PS most people on the road are fools. Auto design safety must take that into account.
“What do you mean, I’m not helping!?!”
Yep - I have autopilot (got it for ‘free’ on a used model) and basically for me it’s the same thing as Volvo’s much more conservatively named ‘Driver Assist’ feature. The naming and branding are pretty terrible.
Where I use it is stuff like ‘I’m stuck in stop and go traffic, and I want the car to handle the constant stop and go part’ or ‘I’m on a long ass highway and I’m going to change the radio / etc’. It’s an assistant but I would never close my eyes or just take a nap or something like half of the folks duped into thinking it’s magic are doing.
Must it? When do you think that will start? Because in the history of the automobile, I’m not aware of one ever having been idiot-proof. Not even close.

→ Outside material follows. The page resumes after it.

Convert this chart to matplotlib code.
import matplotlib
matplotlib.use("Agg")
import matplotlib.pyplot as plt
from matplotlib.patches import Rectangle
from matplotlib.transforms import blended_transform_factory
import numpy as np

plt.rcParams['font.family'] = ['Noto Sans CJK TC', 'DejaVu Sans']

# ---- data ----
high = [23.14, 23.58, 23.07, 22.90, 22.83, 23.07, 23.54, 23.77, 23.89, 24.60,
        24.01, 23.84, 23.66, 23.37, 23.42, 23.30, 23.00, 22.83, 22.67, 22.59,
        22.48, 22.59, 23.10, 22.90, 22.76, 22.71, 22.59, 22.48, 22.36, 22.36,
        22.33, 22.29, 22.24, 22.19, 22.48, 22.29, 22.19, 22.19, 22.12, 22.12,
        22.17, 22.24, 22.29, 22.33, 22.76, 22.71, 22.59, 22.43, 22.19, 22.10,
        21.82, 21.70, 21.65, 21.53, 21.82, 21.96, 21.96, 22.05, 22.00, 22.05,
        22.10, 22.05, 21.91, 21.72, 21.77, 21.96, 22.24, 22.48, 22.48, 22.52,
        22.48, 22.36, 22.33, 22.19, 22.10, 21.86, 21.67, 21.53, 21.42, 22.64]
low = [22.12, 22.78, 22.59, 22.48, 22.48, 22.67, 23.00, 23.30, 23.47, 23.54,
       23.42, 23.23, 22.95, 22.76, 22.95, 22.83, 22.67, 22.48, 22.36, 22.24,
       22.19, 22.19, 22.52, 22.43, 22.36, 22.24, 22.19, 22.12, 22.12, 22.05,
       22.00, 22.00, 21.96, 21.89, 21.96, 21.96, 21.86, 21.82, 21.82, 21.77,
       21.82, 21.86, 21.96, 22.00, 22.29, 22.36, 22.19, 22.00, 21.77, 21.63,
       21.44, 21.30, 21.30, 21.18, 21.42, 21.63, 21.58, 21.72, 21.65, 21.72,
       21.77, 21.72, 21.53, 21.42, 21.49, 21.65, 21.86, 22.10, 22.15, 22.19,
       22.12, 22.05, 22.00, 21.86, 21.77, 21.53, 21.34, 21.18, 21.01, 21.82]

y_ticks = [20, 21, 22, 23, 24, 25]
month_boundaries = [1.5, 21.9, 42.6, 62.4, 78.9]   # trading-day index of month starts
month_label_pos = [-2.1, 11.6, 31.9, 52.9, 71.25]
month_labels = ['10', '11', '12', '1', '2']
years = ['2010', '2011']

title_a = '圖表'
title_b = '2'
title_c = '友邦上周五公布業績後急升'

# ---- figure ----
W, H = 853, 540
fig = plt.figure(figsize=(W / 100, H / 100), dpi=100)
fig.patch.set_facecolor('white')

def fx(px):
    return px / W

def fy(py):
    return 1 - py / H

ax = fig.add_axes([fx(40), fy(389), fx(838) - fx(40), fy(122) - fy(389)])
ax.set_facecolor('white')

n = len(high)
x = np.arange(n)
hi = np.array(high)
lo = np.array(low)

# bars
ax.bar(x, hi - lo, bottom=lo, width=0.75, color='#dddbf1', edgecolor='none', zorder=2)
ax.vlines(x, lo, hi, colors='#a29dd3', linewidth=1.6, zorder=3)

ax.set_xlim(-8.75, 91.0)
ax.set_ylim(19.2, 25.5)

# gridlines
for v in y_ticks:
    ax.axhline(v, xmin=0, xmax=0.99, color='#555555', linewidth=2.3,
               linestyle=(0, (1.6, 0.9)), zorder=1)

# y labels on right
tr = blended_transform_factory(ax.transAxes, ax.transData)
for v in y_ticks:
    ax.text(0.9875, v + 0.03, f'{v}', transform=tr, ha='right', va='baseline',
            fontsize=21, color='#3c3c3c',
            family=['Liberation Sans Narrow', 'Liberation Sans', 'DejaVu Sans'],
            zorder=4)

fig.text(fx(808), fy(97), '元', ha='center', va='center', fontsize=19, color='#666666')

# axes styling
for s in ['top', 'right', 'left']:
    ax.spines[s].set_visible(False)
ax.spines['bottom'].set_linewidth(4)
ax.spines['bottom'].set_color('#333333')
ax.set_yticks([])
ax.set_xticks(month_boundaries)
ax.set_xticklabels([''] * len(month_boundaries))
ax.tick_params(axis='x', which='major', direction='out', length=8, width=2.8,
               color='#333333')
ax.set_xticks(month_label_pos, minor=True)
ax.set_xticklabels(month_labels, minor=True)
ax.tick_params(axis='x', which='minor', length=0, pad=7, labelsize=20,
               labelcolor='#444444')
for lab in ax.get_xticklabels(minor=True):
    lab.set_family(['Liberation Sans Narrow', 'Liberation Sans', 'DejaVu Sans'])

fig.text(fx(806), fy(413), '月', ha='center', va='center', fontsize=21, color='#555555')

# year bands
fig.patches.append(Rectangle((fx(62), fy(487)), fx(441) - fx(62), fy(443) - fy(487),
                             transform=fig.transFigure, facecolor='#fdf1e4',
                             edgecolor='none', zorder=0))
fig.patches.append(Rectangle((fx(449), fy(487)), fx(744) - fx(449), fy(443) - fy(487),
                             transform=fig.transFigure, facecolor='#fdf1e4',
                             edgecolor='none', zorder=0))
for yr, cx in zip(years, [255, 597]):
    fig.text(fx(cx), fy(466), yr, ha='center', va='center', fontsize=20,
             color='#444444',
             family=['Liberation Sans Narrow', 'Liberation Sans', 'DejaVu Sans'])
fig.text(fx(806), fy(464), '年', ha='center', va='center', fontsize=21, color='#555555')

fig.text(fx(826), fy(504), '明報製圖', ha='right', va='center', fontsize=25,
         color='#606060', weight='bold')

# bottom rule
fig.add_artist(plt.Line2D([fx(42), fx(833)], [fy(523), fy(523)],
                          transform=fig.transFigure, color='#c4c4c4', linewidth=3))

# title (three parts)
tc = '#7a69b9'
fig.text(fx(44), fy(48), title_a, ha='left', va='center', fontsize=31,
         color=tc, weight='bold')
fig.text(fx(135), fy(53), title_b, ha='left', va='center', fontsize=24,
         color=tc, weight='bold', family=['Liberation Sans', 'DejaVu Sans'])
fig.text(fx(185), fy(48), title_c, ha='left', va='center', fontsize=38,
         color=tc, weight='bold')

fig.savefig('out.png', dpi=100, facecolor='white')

I mean, an idiot-proof car would be nice to have, but I suspect it’s kind of like a truly secure operating system. (You know the old saw, you can truly secure a computer if you remove power, cast it in concrete, and sink in in the Mariana Trench. Otherwise, the best you can get is secure-ish. So it goes with making safe multi-ton chunks of metal moving at high speeds, Larry Niven’s Safe at Any Speed notwithstanding.)

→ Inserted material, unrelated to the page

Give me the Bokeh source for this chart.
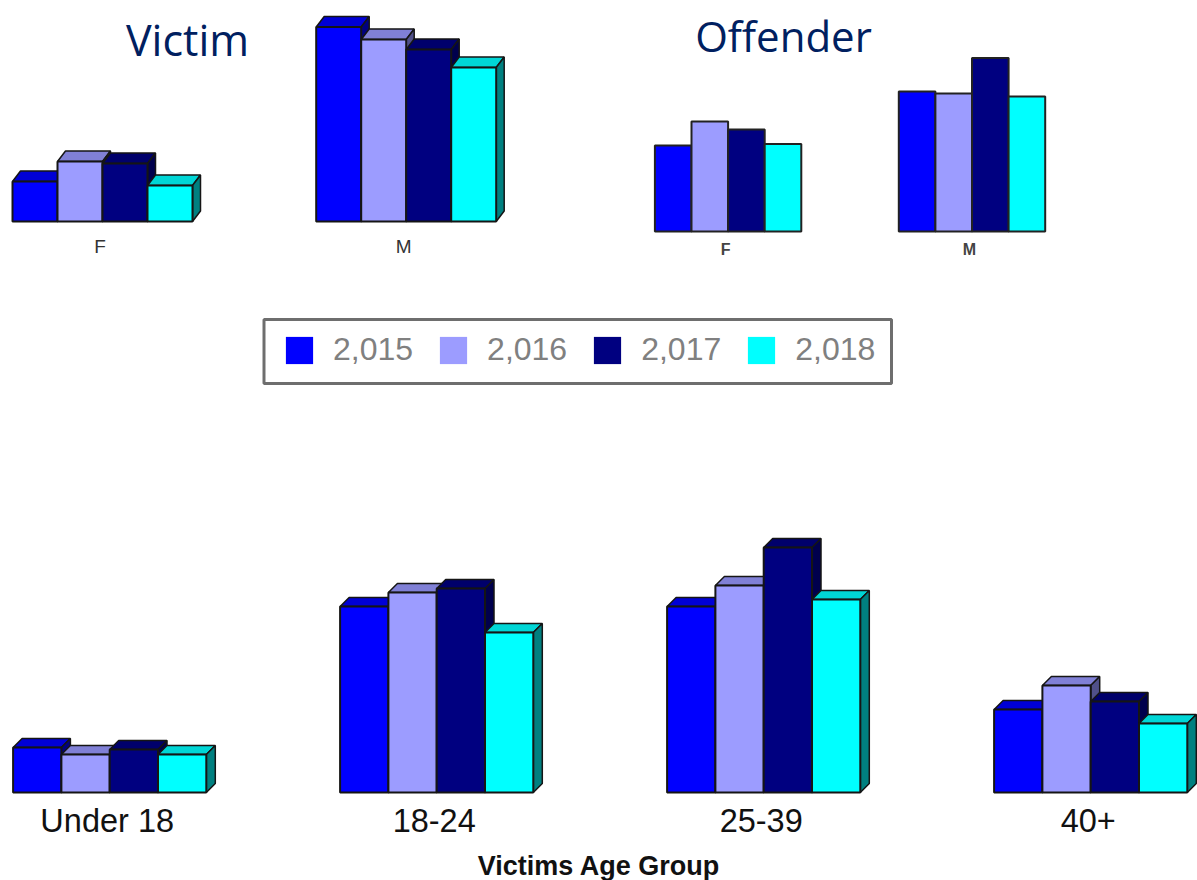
from bokeh.embed import file_html
from bokeh.resources import INLINE
from bokeh.plotting import figure
from bokeh.layouts import column, row
from bokeh.models import Range1d, FixedTicker, Legend, LegendItem, ColumnDataSource
from bokeh.core.properties import value

years = ["2,015", "2,016", "2,017", "2,018"]
front_colors = ["#0000FF", "#9C9CFF", "#000080", "#00FFFF"]
top_colors = ["#0000D6", "#8080D6", "#00006B", "#00D6D6"]
side_colors = ["#000080", "#50508A", "#00004D", "#008080"]

gender = ["F", "M"]
victim_2015 = [40, 194.5]
victim_2016 = [60, 182]
victim_2017 = [58, 172]
victim_2018 = [36, 154]

offender_2015 = [86, 140]
offender_2016 = [110, 138]
offender_2017 = [102, 173.5]
offender_2018 = [87.5, 135]

age_groups = ["Under 18", "18-24", "25-39", "40+"]
age_2015 = [45, 186, 186, 83]
age_2016 = [38, 200, 207, 107]
age_2017 = [43, 204, 245, 91]
age_2018 = [38, 160, 193, 69]


def chart(w, h, base, start, pitch, bar, cats, series, depth, line):
    p = figure(width=w, height=h, frame_width=w, frame_height=base + 3,
               x_range=Range1d(0, w), y_range=Range1d(-3, base),
               toolbar_location=None, output_backend="svg",
               min_border=0, min_border_left=0, min_border_right=0, min_border_top=0,
               min_border_bottom=h - base - 3,
               outline_line_color=None, background_fill_color="white")
    p.grid.visible = False
    p.yaxis.visible = False
    dx, dy = depth
    for j, vals in enumerate(series):
        lefts = [start + i * pitch + j * bar for i in range(len(cats))]
        if dx:
            top_x = [[x, x + bar, x + bar + dx, x + dx] for x in lefts]
            top_y = [[v, v, v + dy, v + dy] for v in vals]
            side_x = [[x + bar, x + bar + dx, x + bar + dx, x + bar] for x in lefts]
            side_y = [[0, dy, v + dy, v] for v in vals]
            p.patches(top_x, top_y, fill_color=top_colors[j], line_color=line, line_width=1.5)
            p.patches(side_x, side_y, fill_color=side_colors[j], line_color=line, line_width=1.5)
        p.vbar(x=[x + bar / 2 for x in lefts], top=vals, bottom=0, width=bar,
               fill_color=front_colors[j], line_color=line, line_width=2)
    ax = p.xaxis[0]
    centers = [start + i * pitch + 2 * bar - 2.5 for i in range(len(cats))]
    ax.ticker = FixedTicker(ticks=centers)
    ax.major_label_overrides = dict(zip(centers, cats))
    ax.axis_line_color = None
    ax.major_tick_line_color = None
    ax.minor_tick_line_color = None
    return p


fv = chart(640, 300, 221, 12, 303.7, 45,
           gender, [victim_2015, victim_2016, victim_2017, victim_2018], (8, 10.5), "#151515")
a = fv.xaxis[0]
a.major_label_text_font = "Liberation Sans"
a.major_label_text_font_size = "19px"
a.major_label_text_color = "#333333"
a.major_label_standoff = 5
fv.text(x=[187], y=[182], text=["Victim"], text_font=value("Open Sans"), text_font_size="43px",
        text_color="#002060", text_align="center", text_baseline="middle")

fo = chart(557, 300, 231, 14.4, 243.9, 36.6,
           gender, [offender_2015, offender_2016, offender_2017, offender_2018], (0, 0), "#222222")
a = fo.xaxis[0]
a.major_label_text_font = "Liberation Sans"
a.major_label_text_font_size = "16px"
a.major_label_text_font_style = "bold"
a.major_label_text_color = "#444444"
a.major_label_standoff = 0
fo.text(x=[143], y=[196], text=["Offender"], text_font=value("Open Sans"), text_font_size="42px",
        text_color="#002060", text_align="center", text_baseline="middle")

fl = figure(width=1197, height=100, frame_width=1197, frame_height=100,
            x_range=Range1d(0, 1197), y_range=Range1d(0, 100),
            toolbar_location=None, output_backend="svg", min_border=0,
            outline_line_color=None, x_axis_location=None, y_axis_location=None)
fl.grid.visible = False
fl.quad(left=[263.5], right=[891], top=[81], bottom=[17], fill_color="white",
        line_color="#6E6E6E", line_width=3)
items = []
for year, color in zip(years, front_colors):
    src = ColumnDataSource(dict(x=[-10], top=[0]))
    r = fl.vbar(x="x", top="top", width=1, source=src, fill_color=color, line_color=None)
    items.append(LegendItem(label=year, renderers=[r]))
leg = Legend(items=items, orientation="horizontal", location=(282, 32),
             glyph_width=34, glyph_height=34, label_standoff=17, spacing=23, padding=10,
             label_text_font="Liberation Sans", label_text_font_size="32px",
             label_text_color="#808080", border_line_color=None,
             background_fill_alpha=0)
fl.add_layout(leg, "center")

fb = chart(1197, 480, 392, 12.6, 327, 48.3,
           age_groups, [age_2015, age_2016, age_2017, age_2018], (9, 9), "#151515")
a = fb.xaxis[0]
a.major_label_text_font = "Liberation Sans"
a.major_label_text_font_size = "32.5px"
a.major_label_text_color = "#111111"
a.major_label_standoff = 1
a.axis_label = "Victims Age Group"
a.axis_label_text_font = "Liberation Sans"
a.axis_label_text_font_size = "27px"
a.axis_label_text_font_style = "bold"
a.axis_label_text_color = "#111111"
a.axis_label_standoff = 9

page = column(row(fv, fo, spacing=0), fl, fb, spacing=0)
page.styles = {"position": "absolute", "left": "0", "top": "0"}

open("out.html", "w").write(file_html(page, INLINE))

Considering that for the most part we can’t explain how sample-trained neural networks even come to any specific decision this would definitely be a challenge. I do like the idea of there being a smaller “Confidence Confidence” meter right beside the “Confidence Meter”. And so on, recursively, until it’s just meters all the way down
We just take the number of non-crash minutes, divide it by the number of crash minutes, and display the result on an analog meter without a scale. Marketing tells me that it’s an “advanced Bayesian inference engine”…
(edit: I definitely left a divide-by-zero error in my laughable oversimplification for comic effect; not because I’m an incompetent hack. Definitely. We, um, pad the number of crash minutes with a positive nonzero ‘scalar safety offset’, for safety, and then divide the number of non-crash minutes by the enhanced safety number of crash minutes. Yes, just like I said the first time.)